● **THE PROBLEM**
Pictures aside, repeat every entry exactly.
%%
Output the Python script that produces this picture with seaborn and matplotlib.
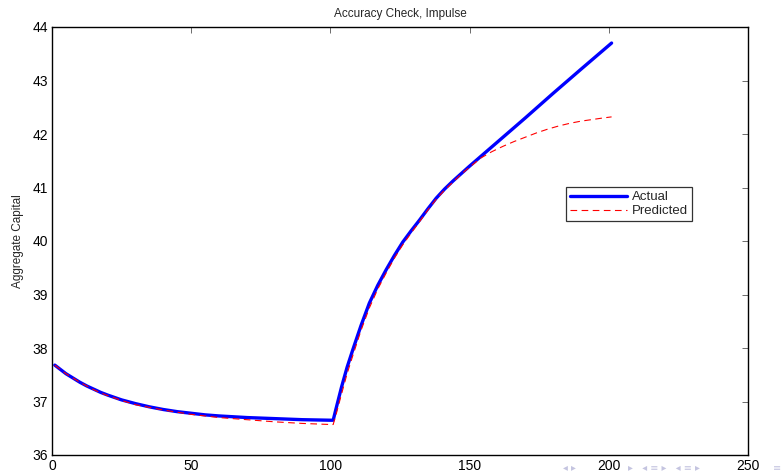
import matplotlib
matplotlib.use("Agg")
import matplotlib.pyplot as plt
import seaborn as sns

# ── Data ───────────────────────────────────────────────────────────────────────
actual_t = [1, 3, 5, 7.5, 10, 12.5, 15, 17.5, 20, 25, 30, 35, 40, 45, 50, 55, 60,
            70, 80, 90, 100, 101, 102, 104, 106, 108, 111, 114, 117, 120, 123,
            126, 129, 132, 135, 138, 141, 144, 147, 150, 160, 170, 180, 190, 201]
actual_k = [37.68, 37.60, 37.52, 37.44, 37.36, 37.29, 37.23, 37.17, 37.12, 37.03,
            36.96, 36.90, 36.85, 36.81, 36.78, 36.75, 36.73, 36.70, 36.68, 36.66,
            36.65, 36.65, 36.86, 37.27, 37.64, 37.96, 38.42, 38.84, 39.17, 39.46,
            39.73, 39.98, 40.19, 40.39, 40.60, 40.80, 40.97, 41.12, 41.26, 41.40,
            41.85, 42.30, 42.76, 43.21, 43.70]

pred_t = [1, 3, 5, 7.5, 10, 12.5, 15, 17.5, 20, 25, 30, 35, 40, 45, 50, 55, 60,
          70, 80, 90, 100, 101, 102, 104, 106, 108, 111, 114, 117, 120, 123,
          126, 129, 132, 135, 138, 141, 144, 147, 150, 154, 158, 162, 166, 170,
          174, 178, 182, 186, 190, 194, 198, 201]
pred_k = [37.68, 37.60, 37.52, 37.44, 37.36, 37.29, 37.22, 37.16, 37.11, 37.02,
          36.94, 36.89, 36.84, 36.80, 36.76, 36.73, 36.70, 36.66, 36.62, 36.59,
          36.57, 36.57, 36.75, 37.14, 37.52, 37.85, 38.33, 38.75, 39.10, 39.40,
          39.68, 39.93, 40.15, 40.36, 40.58, 40.78, 40.95, 41.10, 41.25, 41.38,
          41.55, 41.67, 41.77, 41.86, 41.94, 42.02, 42.09, 42.15, 42.20, 42.24,
          42.27, 42.30, 42.32]

DASH = (0, (6, 4))

sns.set_theme(style="white")
plt.rcParams["font.family"] = ["Liberation Sans", "DejaVu Sans"]

fig = plt.figure(figsize=(7.83, 4.76), dpi=100)
ax = fig.add_axes([52 / 783, 21 / 476, 696 / 783, 428 / 476])

sns.lineplot(x=actual_t, y=actual_k, ax=ax, color="#0000ff", linewidth=2.4,
             label="Actual", estimator=None, sort=False)
sns.lineplot(x=pred_t, y=pred_k, ax=ax, color="#ff0000", linewidth=0.8,
             label="Predicted", estimator=None, sort=False)
ax.lines[1].set_linestyle(DASH)

ax.set_xlim(0, 250)
ax.set_ylim(36, 44)
ax.set_xticks(range(0, 251, 50))
ax.set_yticks(range(36, 45))

for s in ax.spines.values():
    s.set_visible(True)
    s.set_color("black")
    s.set_linewidth(1.0)

ax.tick_params(direction="in", length=4, width=0.6, color="#555555",
               labelsize=10, labelcolor="black", top=True, right=True, pad=3)

ax.set_title("Accuracy Check, Impulse", fontsize=8.5, pad=7)
ax.set_ylabel("Aggregate Capital", fontsize=8.5, labelpad=6)
ax.set_xlabel("")

leg = ax.legend(loc="upper left", bbox_to_anchor=(514 / 696, 268 / 428),
                fontsize=9.5, frameon=True, fancybox=False, borderpad=0.3,
                handlelength=4.3, labelspacing=0.15, handletextpad=0.4,
                borderaxespad=0)
leg.get_frame().set_edgecolor("black")
leg.get_frame().set_linewidth(0.9)
leg.get_lines()[1].set_linestyle(DASH)

# faint beamer navigation symbols, bottom right (kept clear of tick labels)
nav = dict(va="bottom", fontsize=7, color="#c4c4e0", family="DejaVu Sans")
fig.text(563 / 783, 0.006, "◂ ▸", ha="left", **nav)
fig.text(628 / 783, 0.006, "▸   ◂ ≡ ▸   ◂ ≡ ▸", ha="left", **nav)
fig.text(0.997, 0.006, "≡", ha="right", **nav)

fig.savefig("out.png", dpi=100)
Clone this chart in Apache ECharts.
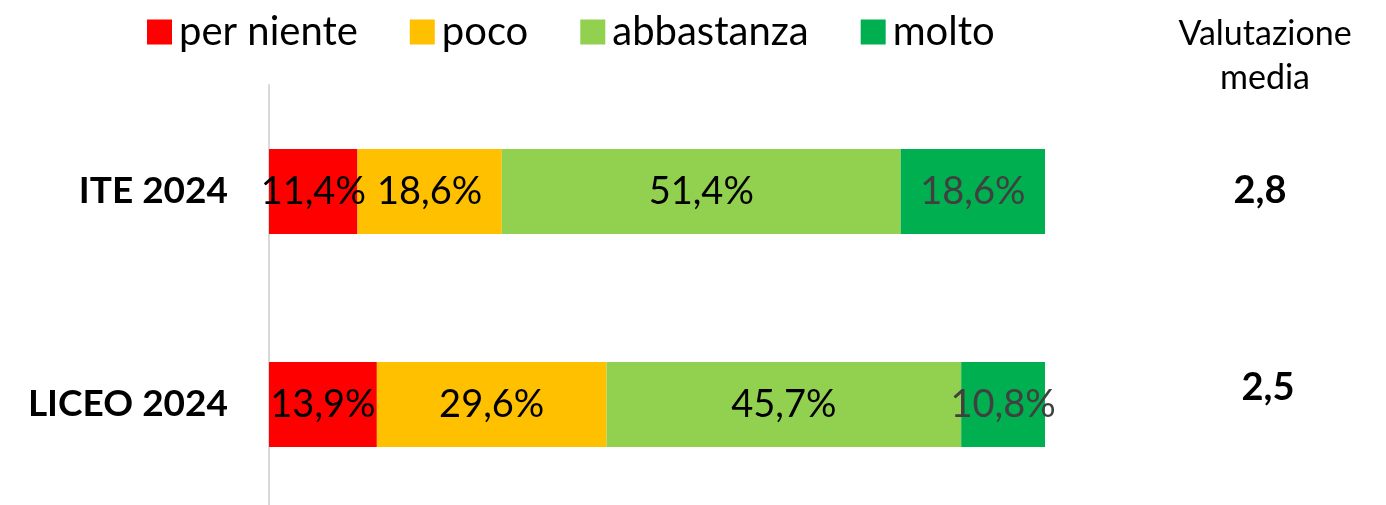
<!DOCTYPE html>
<html>
<head>
<meta charset="utf-8">
<script src="https://cdn.jsdelivr.net/npm/echarts@6/dist/echarts.min.js"></script>
<style>
  html, body { margin: 0; padding: 0; background: #fff; }
  #main { width: 1386px; height: 505px; }
</style>
</head>
<body>
<div id="main"></div>
<script>
var chart = echarts.init(document.getElementById('main'));

const groups = ['ITE 2024', 'LICEO 2024'];
const levels = ['per niente', 'poco', 'abbastanza', 'molto'];
const perNiente = [11.4, 13.9];
const poco = [18.6, 29.6];
const abbastanza = [51.4, 45.7];
const molto = [18.6, 10.8];
const mediaValues = ['2,8', '2,5'];

const colors = ['#FF0000', '#FFC000', '#92D050', '#00B050'];
const labelColors = ['#000000', '#000000', '#000000', '#404040'];
const seriesData = [perNiente, poco, abbastanza, molto];

function pct(v) {
    return v.toFixed(1).replace('.', ',') + '%';
}

let option = {
    textStyle: {fontFamily: 'Lato'},
    animation: false,
    title: {
        text: 'Valutazione\nmedia',
        left: 1260,
        top: 7,
        textAlign: 'center',
        textStyle: {fontFamily: 'Lato', fontSize: 34, fontWeight: 'normal', color: '#000', lineHeight: 44}
    },
    legend: {
        data: levels,
        left: 142,
        top: 7,
        itemWidth: 25,
        itemHeight: 25,
        itemGap: 52,
        icon: 'rect',
        textStyle: {fontFamily: 'Lato', fontSize: 40, color: '#000', padding: [0, 0, 0, 2]}
    },
    grid: {left: 269, right: 341, top: 85, height: 426, outerBoundsMode: 'none'},
    xAxis: {type: 'value', min: 0, max: 100, show: false},
    yAxis: [
        {
            type: 'category',
            data: groups,
            inverse: true,
            axisLine: {show: true, lineStyle: {color: '#d9d9d9', width: 2}},
            axisTick: {show: false},
            axisLabel: {margin: 41, fontFamily: 'Lato', fontSize: 37, fontWeight: 'bold', color: '#000'}
        },
        {
            type: 'category',
            data: groups,
            inverse: true,
            position: 'right',
            axisLine: {show: false},
            axisTick: {show: false},
            axisLabel: {
                margin: 215,
                align: 'center',
                formatter: function (v, i) {
                    return i === 0 ? '{a|' + mediaValues[i] + '}' : '{b|' + mediaValues[i] + '}';
                },
                rich: {
                    a: {fontFamily: 'Lato', fontSize: 38, fontWeight: 'bold', color: '#000', padding: [0, 0, 2, 0]},
                    b: {fontFamily: 'Lato', fontSize: 38, fontWeight: 'bold', color: '#000', padding: [0, 0, 34, 16]}
                }
            }
        }
    ],
    series: levels.map(function (name, k) {
        return {
            name: name,
            type: 'bar',
            stack: 'tot',
            barWidth: 85,
            data: seriesData[k],
            itemStyle: {color: colors[k]},
            label: {
                show: true,
                position: 'inside',
                fontFamily: 'Lato',
                fontSize: 38,
                color: labelColors[k],
                formatter: function (p) { return pct(p.value); }
            }
        };
    })
};

chart.setOption(option);
</script>
</body>
</html>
%%
● **WRITTEN SOLUTION**
Output the Python script that produces this picture with seaborn and matplotlib.
import matplotlib
matplotlib.use("Agg")
import matplotlib.pyplot as plt
import seaborn as sns

# ── Data ───────────────────────────────────────────────────────────────────────
actual_t = [1, 3, 5, 7.5, 10, 12.5, 15, 17.5, 20, 25, 30, 35, 40, 45, 50, 55, 60,
            70, 80, 90, 100, 101, 102, 104, 106, 108, 111, 114, 117, 120, 123,
            126, 129, 132, 135, 138, 141, 144, 147, 150, 160, 170, 180, 190, 201]
actual_k = [37.68, 37.60, 37.52, 37.44, 37.36, 37.29, 37.23, 37.17, 37.12, 37.03,
            36.96, 36.90, 36.85, 36.81, 36.78, 36.75, 36.73, 36.70, 36.68, 36.66,
            36.65, 36.65, 36.86, 37.27, 37.64, 37.96, 38.42, 38.84, 39.17, 39.46,
            39.73, 39.98, 40.19, 40.39, 40.60, 40.80, 40.97, 41.12, 41.26, 41.40,
            41.85, 42.30, 42.76, 43.21, 43.70]

pred_t = [1, 3, 5, 7.5, 10, 12.5, 15, 17.5, 20, 25, 30, 35, 40, 45, 50, 55, 60,
          70, 80, 90, 100, 101, 102, 104, 106, 108, 111, 114, 117, 120, 123,
          126, 129, 132, 135, 138, 141, 144, 147, 150, 154, 158, 162, 166, 170,
          174, 178, 182, 186, 190, 194, 198, 201]
pred_k = [37.68, 37.60, 37.52, 37.44, 37.36, 37.29, 37.22, 37.16, 37.11, 37.02,
          36.94, 36.89, 36.84, 36.80, 36.76, 36.73, 36.70, 36.66, 36.62, 36.59,
          36.57, 36.57, 36.75, 37.14, 37.52, 37.85, 38.33, 38.75, 39.10, 39.40,
          39.68, 39.93, 40.15, 40.36, 40.58, 40.78, 40.95, 41.10, 41.25, 41.38,
          41.55, 41.67, 41.77, 41.86, 41.94, 42.02, 42.09, 42.15, 42.20, 42.24,
          42.27, 42.30, 42.32]

DASH = (0, (6, 4))

sns.set_theme(style="white")
plt.rcParams["font.family"] = ["Liberation Sans", "DejaVu Sans"]

fig = plt.figure(figsize=(7.83, 4.76), dpi=100)
ax = fig.add_axes([52 / 783, 21 / 476, 696 / 783, 428 / 476])

sns.lineplot(x=actual_t, y=actual_k, ax=ax, color="#0000ff", linewidth=2.4,
             label="Actual", estimator=None, sort=False)
sns.lineplot(x=pred_t, y=pred_k, ax=ax, color="#ff0000", linewidth=0.8,
             label="Predicted", estimator=None, sort=False)
ax.lines[1].set_linestyle(DASH)

ax.set_xlim(0, 250)
ax.set_ylim(36, 44)
ax.set_xticks(range(0, 251, 50))
ax.set_yticks(range(36, 45))

for s in ax.spines.values():
    s.set_visible(True)
    s.set_color("black")
    s.set_linewidth(1.0)

ax.tick_params(direction="in", length=4, width=0.6, color="#555555",
               labelsize=10, labelcolor="black", top=True, right=True, pad=3)

ax.set_title("Accuracy Check, Impulse", fontsize=8.5, pad=7)
ax.set_ylabel("Aggregate Capital", fontsize=8.5, labelpad=6)
ax.set_xlabel("")

leg = ax.legend(loc="upper left", bbox_to_anchor=(514 / 696, 268 / 428),
                fontsize=9.5, frameon=True, fancybox=False, borderpad=0.3,
                handlelength=4.3, labelspacing=0.15, handletextpad=0.4,
                borderaxespad=0)
leg.get_frame().set_edgecolor("black")
leg.get_frame().set_linewidth(0.9)
leg.get_lines()[1].set_linestyle(DASH)

# faint beamer navigation symbols, bottom right (kept clear of tick labels)
nav = dict(va="bottom", fontsize=7, color="#c4c4e0", family="DejaVu Sans")
fig.text(563 / 783, 0.006, "◂ ▸", ha="left", **nav)
fig.text(628 / 783, 0.006, "▸   ◂ ≡ ▸   ◂ ≡ ▸", ha="left", **nav)
fig.text(0.997, 0.006, "≡", ha="right", **nav)

fig.savefig("out.png", dpi=100)
Clone this chart in Apache ECharts.
<!DOCTYPE html>
<html>
<head>
<meta charset="utf-8">
<script src="https://cdn.jsdelivr.net/npm/echarts@6/dist/echarts.min.js"></script>
<style>
  html, body { margin: 0; padding: 0; background: #fff; }
  #main { width: 1386px; height: 505px; }
</style>
</head>
<body>
<div id="main"></div>
<script>
var chart = echarts.init(document.getElementById('main'));

const groups = ['ITE 2024', 'LICEO 2024'];
const levels = ['per niente', 'poco', 'abbastanza', 'molto'];
const perNiente = [11.4, 13.9];
const poco = [18.6, 29.6];
const abbastanza = [51.4, 45.7];
const molto = [18.6, 10.8];
const mediaValues = ['2,8', '2,5'];

const colors = ['#FF0000', '#FFC000', '#92D050', '#00B050'];
const labelColors = ['#000000', '#000000', '#000000', '#404040'];
const seriesData = [perNiente, poco, abbastanza, molto];

function pct(v) {
    return v.toFixed(1).replace('.', ',') + '%';
}

let option = {
    textStyle: {fontFamily: 'Lato'},
    animation: false,
    title: {
        text: 'Valutazione\nmedia',
        left: 1260,
        top: 7,
        textAlign: 'center',
        textStyle: {fontFamily: 'Lato', fontSize: 34, fontWeight: 'normal', color: '#000', lineHeight: 44}
    },
    legend: {
        data: levels,
        left: 142,
        top: 7,
        itemWidth: 25,
        itemHeight: 25,
        itemGap: 52,
        icon: 'rect',
        textStyle: {fontFamily: 'Lato', fontSize: 40, color: '#000', padding: [0, 0, 0, 2]}
    },
    grid: {left: 269, right: 341, top: 85, height: 426, outerBoundsMode: 'none'},
    xAxis: {type: 'value', min: 0, max: 100, show: false},
    yAxis: [
        {
            type: 'category',
            data: groups,
            inverse: true,
            axisLine: {show: true, lineStyle: {color: '#d9d9d9', width: 2}},
            axisTick: {show: false},
            axisLabel: {margin: 41, fontFamily: 'Lato', fontSize: 37, fontWeight: 'bold', color: '#000'}
        },
        {
            type: 'category',
            data: groups,
            inverse: true,
            position: 'right',
            axisLine: {show: false},
            axisTick: {show: false},
            axisLabel: {
                margin: 215,
                align: 'center',
                formatter: function (v, i) {
                    return i === 0 ? '{a|' + mediaValues[i] + '}' : '{b|' + mediaValues[i] + '}';
                },
                rich: {
                    a: {fontFamily: 'Lato', fontSize: 38, fontWeight: 'bold', color: '#000', padding: [0, 0, 2, 0]},
                    b: {fontFamily: 'Lato', fontSize: 38, fontWeight: 'bold', color: '#000', padding: [0, 0, 34, 16]}
                }
            }
        }
    ],
    series: levels.map(function (name, k) {
        return {
            name: name,
            type: 'bar',
            stack: 'tot',
            barWidth: 85,
            data: seriesData[k],
            itemStyle: {color: colors[k]},
            label: {
                show: true,
                position: 'inside',
                fontFamily: 'Lato',
                fontSize: 38,
                color: labelColors[k],
                formatter: function (p) { return pct(p.value); }
            }
        };
    })
};

chart.setOption(option);
</script>
</body>
</html>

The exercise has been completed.